As originally published
We did not take this step lightly. First, our attorney called the local FBI office and asked why the information was important. She was told that one of our patrons had sent the FBI the book after discovering these words written in the margin: “If the things I'm doing is considered a crime, then let history be a witness that I am a criminal. Hostility toward America is a religious duty and we hope to be rewarded by God.”

We told the FBI that it would have to follow legal channels before our board of trustees would address releasing the names of the borrowers. We also informed the FBI that, through a Google search, our attorney had discovered that the words in the margin were almost identical to a statement by bin Laden in a 1998 interview.

Undeterred, the FBI served a subpoena on the library a week later demanding a list of everyone who had borrowed the book since November 2001.

Our trustees faced a difficult decision. It is our job to protect the right of people to obtain the books and other materials they need to form and express ideas. If the government can easily obtain records of the books that our patrons are borrowing, they will not feel free to request the books they want. Who would check out a biography of bin Laden knowing that this might attract the attention of the FBI?

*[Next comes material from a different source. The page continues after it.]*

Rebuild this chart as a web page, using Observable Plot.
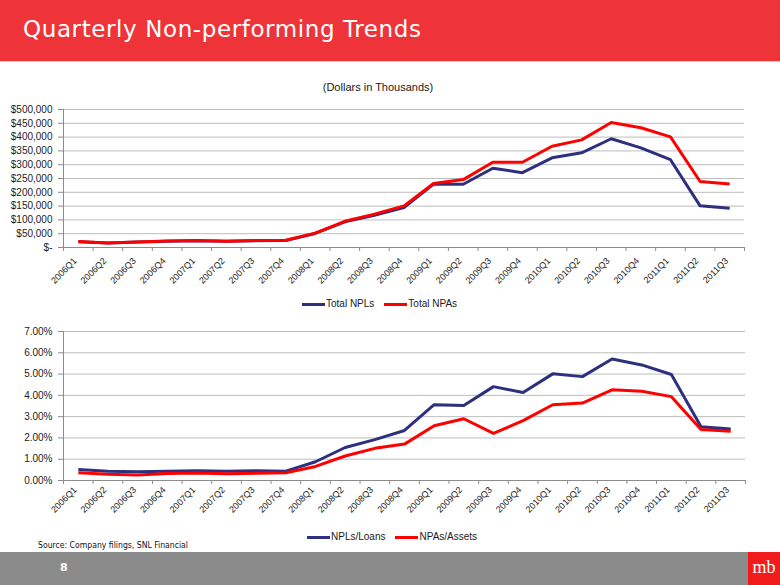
<!DOCTYPE html>
<html>
<head>
<meta charset="utf-8">
<script src="https://cdn.jsdelivr.net/npm/d3@7"></script>
<script src="https://cdn.jsdelivr.net/npm/@observablehq/plot@0.6"></script>
<style>
  html, body { margin: 0; padding: 0; background: #fff; }
  #page { position: relative; width: 780px; height: 585px; overflow: hidden; background: #fff; font-family: "Liberation Sans", Arial, sans-serif; }
  #header { position: absolute; left: 0; top: 0; width: 780px; height: 61px; background: #EE3439; border-bottom: 1px solid #f6c9ca; }
  #title { position: absolute; left: 23px; top: 16px; color: #fff; font-family: "DejaVu Sans", Verdana, sans-serif; font-size: 23px; letter-spacing: 0.6px; white-space: nowrap; }
  #subtitle { position: absolute; left: 0; width: 756px; top: 81px; text-align: center; font-size: 11px; color: #1a1a1a; }
  .plot { position: absolute; left: 0; }
  .legend { position: absolute; font-size: 10px; color: #1a1a1a; white-space: nowrap; }
  .legend span.sw { display: inline-block; width: 23px; height: 3px; vertical-align: middle; margin-right: 1px; }
  .legend span.item { margin-right: 10px; }
  #source { position: absolute; left: 38px; top: 540px; font-family: "DejaVu Sans Condensed", "DejaVu Sans", sans-serif; font-size: 8.6px; color: #111; white-space: nowrap; }
  #footer { position: absolute; left: 0; top: 552px; width: 780px; height: 33px; background: #8b8b8c; }
  #pagenum { position: absolute; left: 60px; top: 9px; color: #fff; font-family: "DejaVu Sans", sans-serif; font-weight: bold; font-size: 11px; }
  #logo { position: absolute; left: 748px; top: 0; width: 32px; height: 33px; background: #F21C1C; color: #fff; font-family: "Liberation Serif", serif; font-size: 18px; line-height: 31px; text-align: center; }
</style>
</head>
<body>
<div id="page">
  <div id="header"><div id="title">Quarterly Non-performing Trends</div></div>
  <div id="subtitle">(Dollars in Thousands)</div>
  <div id="chart1" class="plot" style="top:100px"></div>
  <div id="legend1" class="legend" style="left:302px; top:298px"></div>
  <div id="chart2" class="plot" style="top:320px"></div>
  <div id="legend2" class="legend" style="left:307px; top:531px"></div>
  <div id="source">Source: Company filings, SNL Financial</div>
  <div id="footer"><div id="pagenum">8</div><div id="logo">mb</div></div>
</div>
<script>
const quarters = ["2006Q1","2006Q2","2006Q3","2006Q4","2007Q1","2007Q2","2007Q3","2007Q4",
  "2008Q1","2008Q2","2008Q3","2008Q4","2009Q1","2009Q2","2009Q3","2009Q4",
  "2010Q1","2010Q2","2010Q3","2010Q4","2011Q1","2011Q2","2011Q3"];

// Dollars in thousands
const totalNPLs = [21000, 16000, 19500, 23000, 24500, 22500, 24500, 25000,
  51000, 93000, 117000, 145000, 230000, 229000, 287000, 271000,
  325000, 343000, 394000, 361000, 318000, 151000, 142000];
const totalNPAs = [22000, 16500, 20000, 23500, 25000, 23000, 25500, 26000,
  52000, 95000, 121000, 151000, 232000, 246000, 309000, 309000,
  367000, 390000, 453000, 434000, 401000, 239000, 230000];

// Percent
const nplsToLoans = [0.52, 0.44, 0.41, 0.43, 0.46, 0.44, 0.46, 0.44,
  0.88, 1.55, 1.92, 2.35, 3.56, 3.52, 4.41, 4.13,
  5.01, 4.88, 5.71, 5.43, 4.98, 2.53, 2.42];
const npasToAssets = [0.36, 0.29, 0.26, 0.33, 0.35, 0.32, 0.34, 0.36,
  0.66, 1.15, 1.51, 1.71, 2.57, 2.90, 2.21, 2.81,
  3.56, 3.64, 4.26, 4.19, 3.94, 2.40, 2.31];

const dollarTicks = [0, 50000, 100000, 150000, 200000, 250000, 300000, 350000, 400000, 450000, 500000];
const pctTicks = [0, 1, 2, 3, 4, 5, 6, 7];

const NAVY = "#2E2F7F";
const RED = "#FF0000";
const GRID = "#BDBDBD";
const AXIS = "#8C8C8C";
const TEXT = "#222";

function rows(a, b, nameA, nameB) {
  const out = [];
  quarters.forEach((q, i) => out.push({i, series: nameA, v: a[i]}));
  quarters.forEach((q, i) => out.push({i, series: nameB, v: b[i]}));
  return out;
}

function makeChart(opts) {
  const data = rows(opts.a, opts.b, opts.nameA, opts.nameB);
  const idx = quarters.map((q, i) => i);
  const bounds = d3.range(-0.5, quarters.length, 1);
  return Plot.plot({
    width: 780,
    height: opts.height,
    marginLeft: 63,
    marginRight: opts.marginRight,
    marginTop: opts.marginTop,
    marginBottom: opts.marginBottom,
    style: {fontFamily: "'Liberation Sans', Arial, sans-serif", fontSize: "10px", color: TEXT, background: "transparent"},
    x: {type: "linear", domain: [-0.5, quarters.length - 0.5]},
    y: {type: "linear", domain: opts.domain},
    color: {domain: [opts.nameA, opts.nameB], range: [NAVY, RED]},
    marks: [
      Plot.gridY(opts.ticks, {stroke: GRID, strokeOpacity: 1, strokeWidth: 1}),
      Plot.axisY({ticks: opts.ticks, tickFormat: opts.format, tickSize: 5, tickPadding: 6, stroke: AXIS, fill: TEXT, label: null}),
      Plot.ruleX([-0.5], {stroke: AXIS}),
      Plot.ruleY([opts.domain[0]], {stroke: AXIS}),
      Plot.axisX({ticks: bounds, tickFormat: () => "", tickSize: 4, stroke: AXIS, label: null}),
      Plot.axisX({ticks: idx, tickFormat: i => quarters[i], tickSize: 0, tickPadding: opts.xPad, tickRotate: -45, dx: -3, fontSize: 9, fill: TEXT, label: null}),
      Plot.lineY(data, {x: "i", y: "v", z: "series", stroke: "series", strokeWidth: 3, strokeLinejoin: "round", strokeLinecap: "butt"})
    ]
  });
}

document.getElementById("chart1").appendChild(makeChart({
  a: totalNPLs, b: totalNPAs, nameA: "Total NPLs", nameB: "Total NPAs",
  height: 200, marginTop: 9, marginBottom: 53, marginRight: 36, xPad: 12,
  domain: [0, 500000], ticks: dollarTicks,
  format: d => d === 0 ? "$-" : "$" + d3.format(",")(d)
}));

document.getElementById("chart2").appendChild(makeChart({
  a: nplsToLoans, b: npasToAssets, nameA: "NPLs/Loans", nameB: "NPAs/Assets",
  height: 210, marginTop: 11, marginBottom: 50, marginRight: 35, xPad: 8,
  domain: [0, 7], ticks: pctTicks,
  format: d => d3.format(".2f")(d) + "%"
}));

function legend(el, names, colors) {
  const div = document.getElementById(el);
  names.forEach((n, k) => {
    const item = document.createElement("span");
    item.className = "item";
    const sw = document.createElement("span");
    sw.className = "sw";
    sw.style.background = colors[k];
    item.appendChild(sw);
    item.appendChild(document.createTextNode(n));
    div.appendChild(item);
  });
}
legend("legend1", ["Total NPLs", "Total NPAs"], [NAVY, RED]);
legend("legend2", ["NPLs/Loans", "NPAs/Assets"], [NAVY, RED]);
</script>
</body>
</html>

It is for this reason that libraries across the country have taken a strong stand against government intrusion. In the 1980s, it was revealed that the FBI had engaged in a secret “library awareness” program to track the books borrowed by patrons who had emigrated from communist countries. Determined to prevent such activities in the future, librarians helped pass laws in 48 states that bar the surrender of customer information except in compliance with a subpoena.

For our trustees, this sense of responsibility to protect libraries as institutions where people are free to explore any idea ran up against their desire to help their government fight terrorism. But they were resolute and voted unanimously to go to court to quash the FBI subpoena. Fifteen days later, the FBI withdrew its request.

But there is a shadow over our happy ending. Our experience taught us how easily the FBI could have discovered the names of the borrowers, how readily this could happen in any library in the USA. It also drove home for us the dangers that the "Uniting and Strengthening America by Providing Appropriate Tools Required to Intercept and Obstruct Terrorism" (The USA PATRIOT Act) poses to reader privacy.

Since the passage of the PATRIOT Act in October 2001, the FBI has the power to go to a secret court to request library and bookstore records considered relevant to a national security investigation. It does not have to show that the people whose records are sought are suspected of any crime or explain why they are being investigated. In addition, librarians and booksellers are forbidden to reveal that they have received an order to surrender customer data.

Our government has always possessed the power to obtain library records, but that power has been subject to safeguards. The PATRIOT Act eliminated those safeguards and made it impossible for people to ask a judge to rule whether the government needs the information it is after. In the current debate over extending or amending the PATRIOT Act, one of the key questions is whether a library or any other institution can seek an independent review of an order. Even the attorney general conceded in a recent oversight hearing that this is a problem with the law as written.

Fortunately for our patrons, we were able to mount a successful challenge to what seems to have been a fishing expedition. If it had returned with an order from a secret court under the PATRIOT Act, the FBI might now know which residents in our part of Washington State had simply tried to learn more about bin Laden.

With a PATRIOT Act order in hand, I would have been forbidden to disclose even the fact that I had received it and would not have been able to tell this story.